Durante a temporada que passam nas faculdades de direito, muitos são os estudantes que se envolvem em atividades de representação dos colegas junto aos órgãos colegiados de suas escolas e de suas universidades. Por conta disso, aprendem muito cedo a redigir petições, a dar pareceres, a fazer despachos, a sustentar oralmente demandas de seus colegas – independentemente dos estágios curriculares oficiais. Geralmente, mas nem sempre, esses estudantes se engajam em atividades dos diretórios ou centros acadêmicos, daí resultando a participação em reuniões estaduais, regionais e nacionais de associações estudantis de direito, bem como o aprendizado de conduzir assembleias estudantis, de organizar júris simulados, debates, encontros e seminários jurídicos para os próprios colegas ou ainda a prática de extensão jurídica universitária, com o que lidam com casos concretos de conflitos jurídicos.

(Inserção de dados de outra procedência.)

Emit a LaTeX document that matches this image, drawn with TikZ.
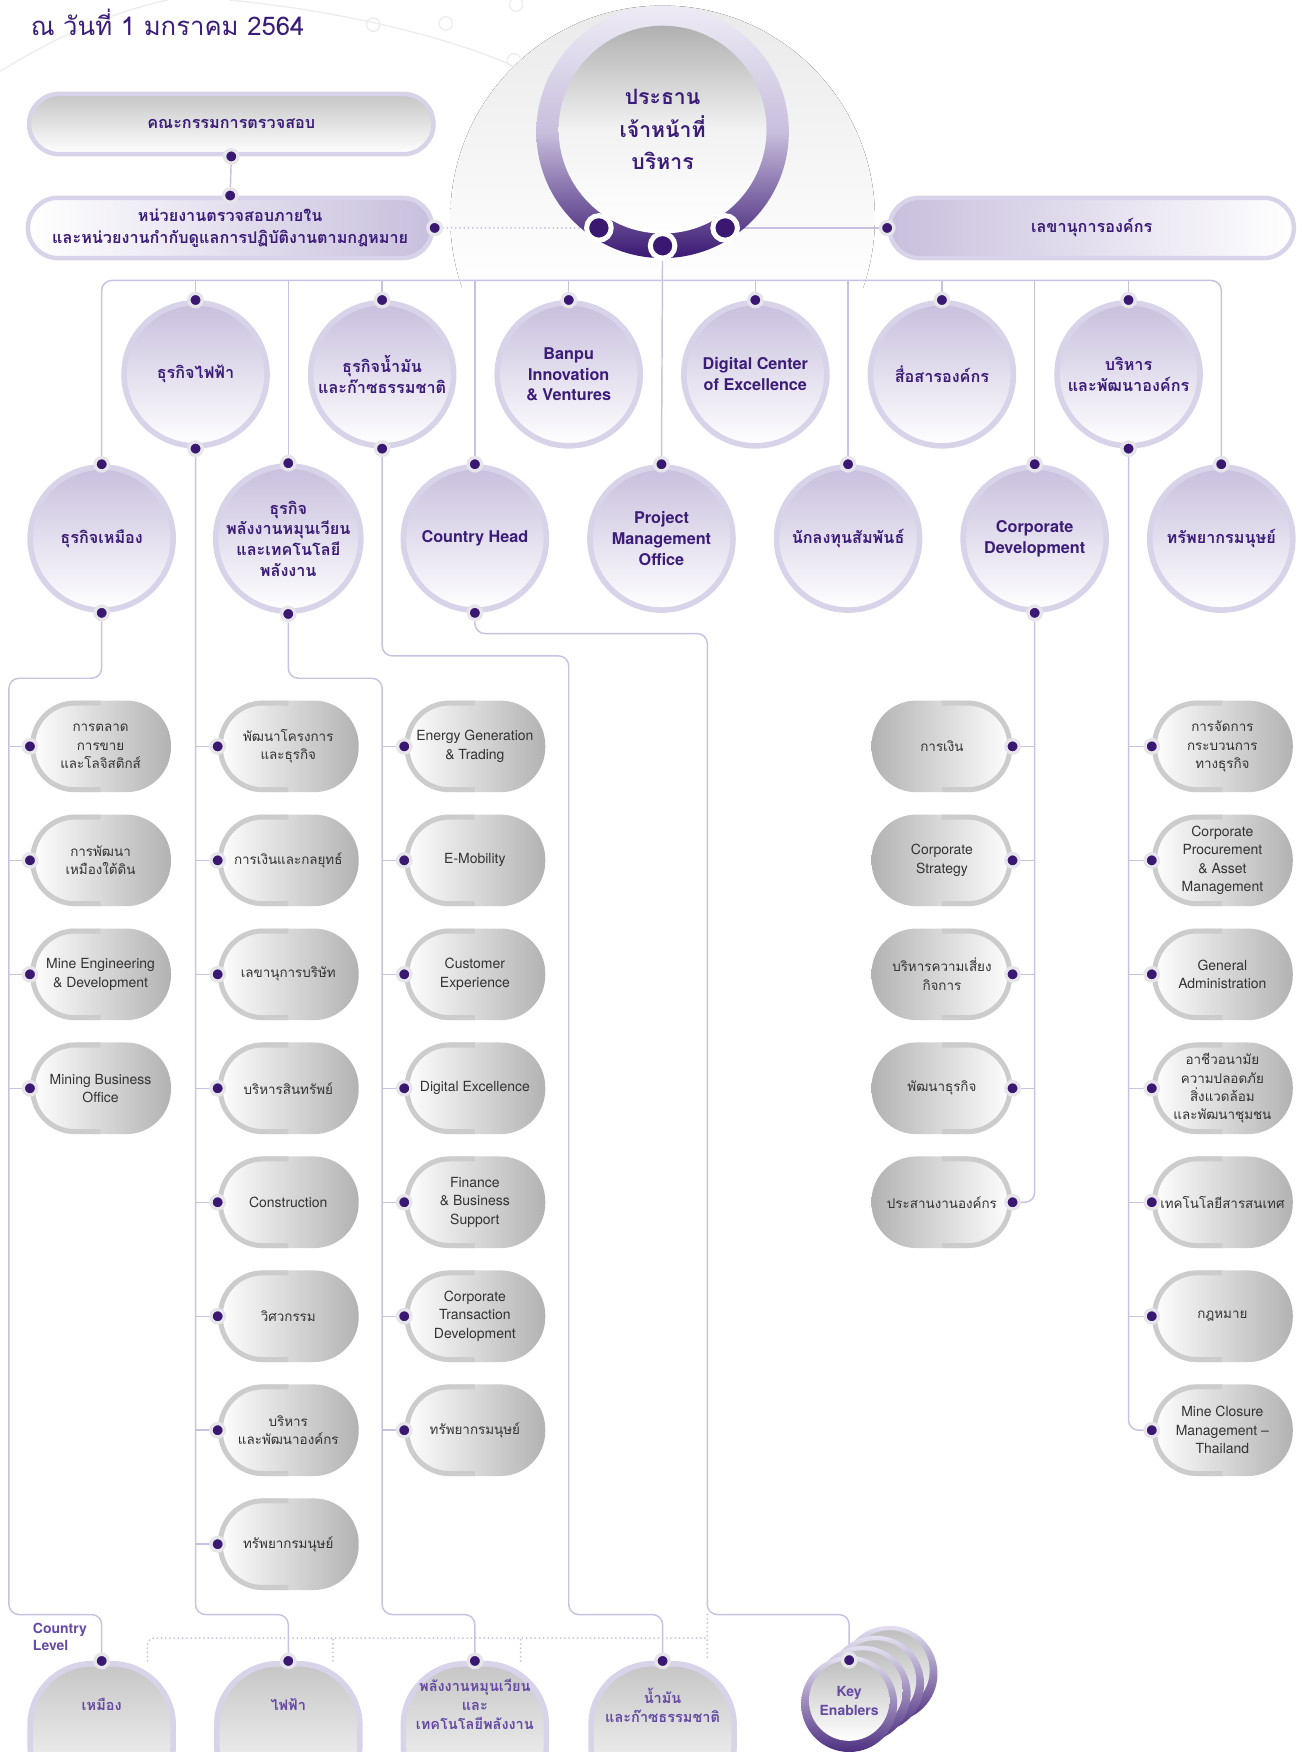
\documentclass[tikz,border=0pt]{standalone}
\usepackage{fontspec}
\setmainfont{TeX Gyre Heros}
\newfontfamily\thaifont[Script=Thai]{Loma}
\usetikzlibrary{positioning}
\usetikzlibrary{backgrounds}

\definecolor{ink}{HTML}{3B1C78}
\definecolor{plum}{HTML}{3A1872}
\definecolor{soft}{HTML}{6549A3}
\definecolor{rim}{HTML}{D9D3EA}
\definecolor{lilac}{HTML}{C8BFDD}
\definecolor{wire}{HTML}{C8C1E2}
\definecolor{halo}{HTML}{E6E6EA}

\newcommand\unitsize{\fontsize{14.5}{18.5}\selectfont}
\newcommand\partsize{\fontsize{12.5}{16.5}\selectfont}

\tikzset{
  link/.style={draw=wire, line width=1.3pt, rounded corners=9pt},
  dotlink/.style={draw=wire, line width=1.8pt, line cap=round, dash pattern=on 0pt off 3.8pt, rounded corners=6pt},
  deco/.style={draw=gray!14, line width=1.2pt},
  knob/.style={circle, fill=plum, draw=halo, line width=3pt, minimum size=12pt, inner sep=0pt},
  bigknob/.style={knob, draw=white, line width=4.5pt, minimum size=22pt},
  plate/.style={rectangle, rounded corners=27pt, minimum width=362pt, minimum height=54pt, inner sep=0pt,
    draw=rim, line width=4pt, text=ink, align=center, font=\thaifont\bfseries\fontsize{14.5}{20}\selectfont},
  unit/.style={circle, minimum size=128pt, inner sep=0pt, draw=rim, line width=5pt, top color=lilac, bottom color=white,
    text=ink, align=center, font=\bfseries\unitsize,
    append after command={node[knob] at (\tikzlastnode.north) {}}},
  unit th/.style={unit, font=\thaifont\bfseries\unitsize},
  part/.style={rectangle, rounded corners=40pt, minimum width=126pt, minimum height=82pt, inner sep=0pt,
    align=center, text=black!80, font=\partsize, left color=white, right color=gray!60,
    path picture={\draw[gray!40, line width=9pt, rounded corners=40pt] (path picture bounding box.north)
      -- (path picture bounding box.north west) -- (path picture bounding box.south west) -- (path picture bounding box.south);},
    append after command={node[knob] at (\tikzlastnode.west) {}}},
  part th/.style={part, font=\thaifont\fontsize{12}{16.5}\selectfont},
  partr/.style={rectangle, rounded corners=40pt, minimum width=126pt, minimum height=82pt, inner sep=0pt,
    align=center, text=black!80, font=\partsize, left color=gray!60, right color=white,
    path picture={\draw[gray!40, line width=9pt, rounded corners=40pt] (path picture bounding box.north)
      -- (path picture bounding box.north east) -- (path picture bounding box.south east) -- (path picture bounding box.south);},
    append after command={node[knob] at (\tikzlastnode.east) {}}},
  partr th/.style={partr, font=\thaifont\fontsize{12}{16.5}\selectfont},
  ctry/.style={rectangle, rounded corners=55pt, minimum width=128pt, minimum height=128pt, draw=rim, line width=5pt,
    top color=gray!45, bottom color=white,
    append after command={node[knob] at (\tikzlastnode.north) {}}},
  ctrytext/.style={text=soft, align=center, font=\thaifont\bfseries\fontsize{13}{17}\selectfont},
  disc/.style={circle, minimum size=86pt, inner sep=0pt, top color=rim!70, bottom color=plum!90},
  face/.style={circle, minimum size=72pt, inner sep=0pt, top color=gray!50, bottom color=white,
    text=soft, align=center, font=\bfseries\fontsize{12.5}{17}\selectfont},
}

\begin{document}
\begin{tikzpicture}[x=1pt, y=-1pt, on grid, node distance=102pt]
  \useasboundingbox (0,0) rectangle (1165,1568);

  % levels the wires run along
  \coordinate (bus) at (0,251);
  \coordinate (ch shelf) at (0,567);
  \coordinate (oil shelf) at (0,587);
  \coordinate (shelf) at (0,607);
  \coordinate (floor) at (0,1445);
  \coordinate (dotline) at (0,1466);
  \coordinate (rail) at (8,0);
  \coordinate (lane) at (633,0);

  \node (asof) [anchor=west, text=ink, font=\thaifont\fontsize{23}{28}\selectfont] at (24,20) {ณ วันที่ 1 มกราคม 2564};

  % top
  \node (ac) [plate, top color=gray!45, bottom color=white] at (207,111) {คณะกรรมการตรวจสอบ};
  \node (ia) [plate, left color=white, right color=lilac] at (206,204) {หน่วยงานตรวจสอบภายใน\\และหน่วยงานกำกับดูแลการปฏิบัติงานตามกฎหมาย};
  \node (sec) [plate, left color=lilac, right color=white] at (977,204) {เลขานุการองค์กร};
  \node (ac s) [knob] at (ac.south) {};
  \node (ia n) [knob] at (ia.north) {};
  \node (ia e) [knob] at (ia.east) {};
  \node (sec w) [knob] at (sec.west) {};

  \node (ceo ring) [circle, minimum size=226pt, inner sep=0pt, top color=rim!45, bottom color=plum, middle color=lilac] at (593,118) {};
  \node (ceo) [circle, minimum size=186pt, inner sep=0pt, top color=gray!62, bottom color=white, middle color=gray!10,
    text=ink, align=center, font=\thaifont\bfseries\fontsize{19}{29}\selectfont] at (593,116) {ประธาน\\เจ้าหน้าที่\\บริหาร};
  \node (ceo w) [bigknob] at ([shift={(-57,86)}]ceo ring.center) {};
  \node (ceo s) [bigknob] at ([shift={(0,102)}]ceo ring.center) {};
  \node (ceo e) [bigknob] at ([shift={(56,86)}]ceo ring.center) {};

  % first row
  \node (elec) [unit th] at (175,335) {ธุรกิจไฟฟ้า};
  \node (oilgas) [unit th, right=167pt of elec] {ธุรกิจน้ำมัน\\และก๊าซธรรมชาติ};
  \node (biv) [unit, right=167pt of oilgas] {Banpu\\Innovation\\\& Ventures};
  \node (dcoe) [unit, right=167pt of biv] {Digital Center\\of Excellence};
  \node (comms) [unit th, right=167pt of dcoe] {สื่อสารองค์กร};
  \node (orgdev) [unit th, right=167pt of comms] {บริหาร\\และพัฒนาองค์กร};

  % second row
  \node (mining) [unit th] at (91,482) {ธุรกิจเหมือง};
  \node (renew) [unit th, right=167pt of mining] {ธุรกิจ\\พลังงานหมุนเวียน\\และเทคโนโลยี\\พลังงาน};
  \node (chead) [unit, right=167pt of renew] {Country Head};
  \node (pmo) [unit, right=167pt of chead] {Project\\Management\\Office};
  \node (ir) [unit th, right=167pt of pmo] {นักลงทุนสัมพันธ์};
  \node (cdev) [unit, right=167pt of ir] {Corporate\\Development};
  \node (hr) [unit th, right=167pt of cdev] {ทรัพยากรมนุษย์};

  \node (elec s) [knob] at (elec.south) {};
  \node (oilgas s) [knob] at (oilgas.south) {};
  \node (orgdev s) [knob] at (orgdev.south) {};
  \node (mining s) [knob] at (mining.south) {};
  \node (renew s) [knob] at (renew.south) {};
  \node (chead s) [knob] at (chead.south) {};
  \node (cdev s) [knob] at (cdev.south) {};

  % mining units
  \node (mkt) [part th] at (90,668) {การตลาด\\การขาย\\และโลจิสติกส์};
  \node (udg) [part th, below=of mkt] {การพัฒนา\\เหมืองใต้ดิน};
  \node (med) [part, below=of udg] {Mine Engineering\\\& Development};
  \node (mbo) [part, below=of med] {Mining Business\\Office};

  % power units
  \node (pdev) [part th] at (258,668) {พัฒนาโครงการ\\และธุรกิจ};
  \node (fst) [part th, below=of pdev] {การเงินและกลยุทธ์};
  \node (csec) [part th, below=of fst] {เลขานุการบริษัท};
  \node (asset) [part th, below=of csec] {บริหารสินทรัพย์};
  \node (cons) [part, below=of asset] {Construction};
  \node (eng) [part th, below=of cons] {วิศวกรรม};
  \node (podev) [part th, below=of eng] {บริหาร\\และพัฒนาองค์กร};
  \node (phr) [part th, below=of podev] {ทรัพยากรมนุษย์};

  % renewable units
  \node (egt) [part] at (425,668) {Energy Generation\\\& Trading};
  \node (emob) [part, below=of egt] {E-Mobility};
  \node (cx) [part, below=of emob] {Customer\\Experience};
  \node (dx) [part, below=of cx] {Digital Excellence};
  \node (fbs) [part, below=of dx] {Finance\\\& Business\\Support};
  \node (ctd) [part, below=of fbs] {Corporate\\Transaction\\Development};
  \node (rhr) [part th, below=of ctd] {ทรัพยากรมนุษย์};

  % corporate development units
  \node (cfin) [partr th] at (843,668) {การเงิน};
  \node (cstr) [partr, below=of cfin] {Corporate\\Strategy};
  \node (risk) [partr th, below=of cstr] {บริหารความเสี่ยง\\กิจการ};
  \node (bdev) [partr th, below=of risk] {พัฒนาธุรกิจ};
  \node (coord) [partr th, below=of bdev] {ประสานงานองค์กร};

  % organisation units
  \node (bpm) [part th] at (1094,668) {การจัดการ\\กระบวนการ\\ทางธุรกิจ};
  \node (cpam) [part, below=of bpm] {Corporate\\Procurement\\\& Asset\\Management};
  \node (gad) [part, below=of cpam] {General\\Administration};
  \node (shec) [part th, below=of gad] {อาชีวอนามัย\\ความปลอดภัย\\สิ่งแวดล้อม\\และพัฒนาชุมชน};
  \node (ict) [part th, below=of shec] {เทคโนโลยีสารสนเทศ};
  \node (legal) [part th, below=of ict] {กฎหมาย};
  \node (mcm) [part, below=of legal] {Mine Closure\\Management --\\Thailand};

  % country level
  \node (lvl) [anchor=west, text=soft, align=left, font=\bfseries\fontsize{12.5}{16}\selectfont] at (26,1465) {Country\\Level};
  \node (c mine) [ctry] at (91,1553) {};
  \node (c power) [ctry] at (258,1553) {};
  \node (c renew) [ctry] at (425,1553) {};
  \node (c oil) [ctry] at (593,1553) {};
  \node (c mine t) [ctrytext] at (91,1525) {เหมือง};
  \node (c power t) [ctrytext] at (258,1525) {ไฟฟ้า};
  \node (c renew t) [ctrytext] at (425,1525) {พลังงานหมุนเวียน\\และ\\เทคโนโลยีพลังงาน};
  \node (c oil t) [ctrytext] at (593,1526) {น้ำมัน\\และก๊าซธรรมชาติ};

  \node (key c) [disc] at (796,1498) {};
  \node (key c f) [face] at (796,1495) {};
  \node (key b) [disc] at (784,1507) {};
  \node (key b f) [face] at (784,1504) {};
  \node (key a) [disc] at (772,1516) {};
  \node (key a f) [face] at (772,1513) {};
  \node (key) [disc] at (760,1525) {};
  \node (key f) [face] at (760,1522) {Key\\Enablers};
  \node (key n) [knob] at ([yshift=-4pt]key.north) {};

  \coordinate (mine sh) at ([xshift=41pt]c mine.north);
  \coordinate (power sh) at ([xshift=40pt]c power.north);
  \coordinate (renew sh) at ([xshift=41pt]c renew.north);

  \begin{scope}[on background layer]
    \begin{scope}
      \clip (593,195) circle[radius=190];
      \fill[top color=gray!17, bottom color=white] (400,0) rectangle (790,258);
    \end{scope}
    \draw[deco] (0,64) .. controls (45,36) and (95,12) .. (150,0);
    \draw[deco] (205,0) .. controls (290,8) and (400,30) .. (470,64);
    \draw[deco] (334,22) circle[radius=6] (399,21) circle[radius=6] (460,54) circle[radius=6] (462,4) circle[radius=6];

    \draw[link] (ac s) -- (ia n);
    \draw[dotlink] (ia e) -- (ceo w);
    \draw[link] (ceo e) -- (sec w);
    \draw[link] (ceo s) -- (pmo.north);

    % bus
    \draw[link] (mining.north) -- (mining.north |- bus) -- (hr.north |- bus) -- (hr.north);
    \draw[link] (elec.north) -- (elec.north |- bus) (oilgas.north) -- (oilgas.north |- bus)
      (biv.north) -- (biv.north |- bus) (dcoe.north) -- (dcoe.north |- bus)
      (comms.north) -- (comms.north |- bus) (orgdev.north) -- (orgdev.north |- bus)
      (renew.north) -- (renew.north |- bus) (chead.north) -- (chead.north |- bus)
      (ir.north) -- (ir.north |- bus) (cdev.north) -- (cdev.north |- bus);

    % trunks
    \draw[link] (mining s) -- (mining s |- shelf) -- (rail |- shelf) -- (rail |- floor) -- (c mine |- floor) -- (c mine.north);
    \draw[link] (elec s) -- (elec s |- floor) -- (c power |- floor) -- (c power.north);
    \draw[link] (renew s) -- (renew s |- shelf) -- (oilgas s |- shelf) -- (oilgas s |- floor) -- (c renew |- floor) -- (c renew.north);
    \draw[link] (oilgas s) -- (oilgas s |- oil shelf) -- (biv |- oil shelf) -- (biv |- floor) -- (c oil |- floor) -- (c oil.north);
    \draw[link] (chead s) -- (chead s |- ch shelf) -- (lane |- ch shelf) -- (lane |- floor) -- (key |- floor) -- (key n);
    \draw[link] (cdev s) -- (cdev s |- coord.east) -- (coord.east);
    \draw[link] (orgdev s) -- (orgdev s |- mcm.west) -- (mcm.west);

    % branches
    \draw[link] (mkt.west) -- (rail |- mkt.west) (udg.west) -- (rail |- udg.west)
      (med.west) -- (rail |- med.west) (mbo.west) -- (rail |- mbo.west);
    \draw[link] (pdev.west) -- (elec s |- pdev.west) (fst.west) -- (elec s |- fst.west)
      (csec.west) -- (elec s |- csec.west) (asset.west) -- (elec s |- asset.west)
      (cons.west) -- (elec s |- cons.west) (eng.west) -- (elec s |- eng.west)
      (podev.west) -- (elec s |- podev.west) (phr.west) -- (elec s |- phr.west);
    \draw[link] (egt.west) -- (oilgas s |- egt.west) (emob.west) -- (oilgas s |- emob.west)
      (cx.west) -- (oilgas s |- cx.west) (dx.west) -- (oilgas s |- dx.west)
      (fbs.west) -- (oilgas s |- fbs.west) (ctd.west) -- (oilgas s |- ctd.west)
      (rhr.west) -- (oilgas s |- rhr.west);
    \draw[link] (cfin.east) -- (cdev s |- cfin.east) (cstr.east) -- (cdev s |- cstr.east)
      (risk.east) -- (cdev s |- risk.east) (bdev.east) -- (cdev s |- bdev.east);
    \draw[link] (bpm.west) -- (orgdev s |- bpm.west) (cpam.west) -- (orgdev s |- cpam.west)
      (gad.west) -- (orgdev s |- gad.west) (shec.west) -- (orgdev s |- shec.west)
      (ict.west) -- (orgdev s |- ict.west) (legal.west) -- (orgdev s |- legal.west);

    % country level
    \draw[dotlink] (mine sh) -- (mine sh |- dotline) -- (lane |- dotline);
    \draw[dotlink] (power sh) -- (power sh |- dotline) (renew sh) -- (renew sh |- dotline);
    \draw[dotlink] (lane |- floor) -- (lane |- c oil.north);
  \end{scope}
\end{tikzpicture}
\end{document}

Todas essas práticas curriculares informais de professores e de estudantes nos levam a concluir que eles possuem uma considerável relevância na formação dos futuros bacharéis em direito. Embora muitas dessas atividades não apareçam nos currículos formais nem nos históricos de avaliações escolares dos estudantes, elas são muito importantes e dão a certeza de que o conjunto de habilidades adquiridas durante o período escolar possa ser bem desigual segundo as práticas curriculares dos estudantes. Isso indica que, se a influência dos professores é bem maior, também há espaço para que os estudantes façam do aprendizado jurídico não uma trilha de mão única, mas dupla, dando-lhe uma dimensão de ação recíproca.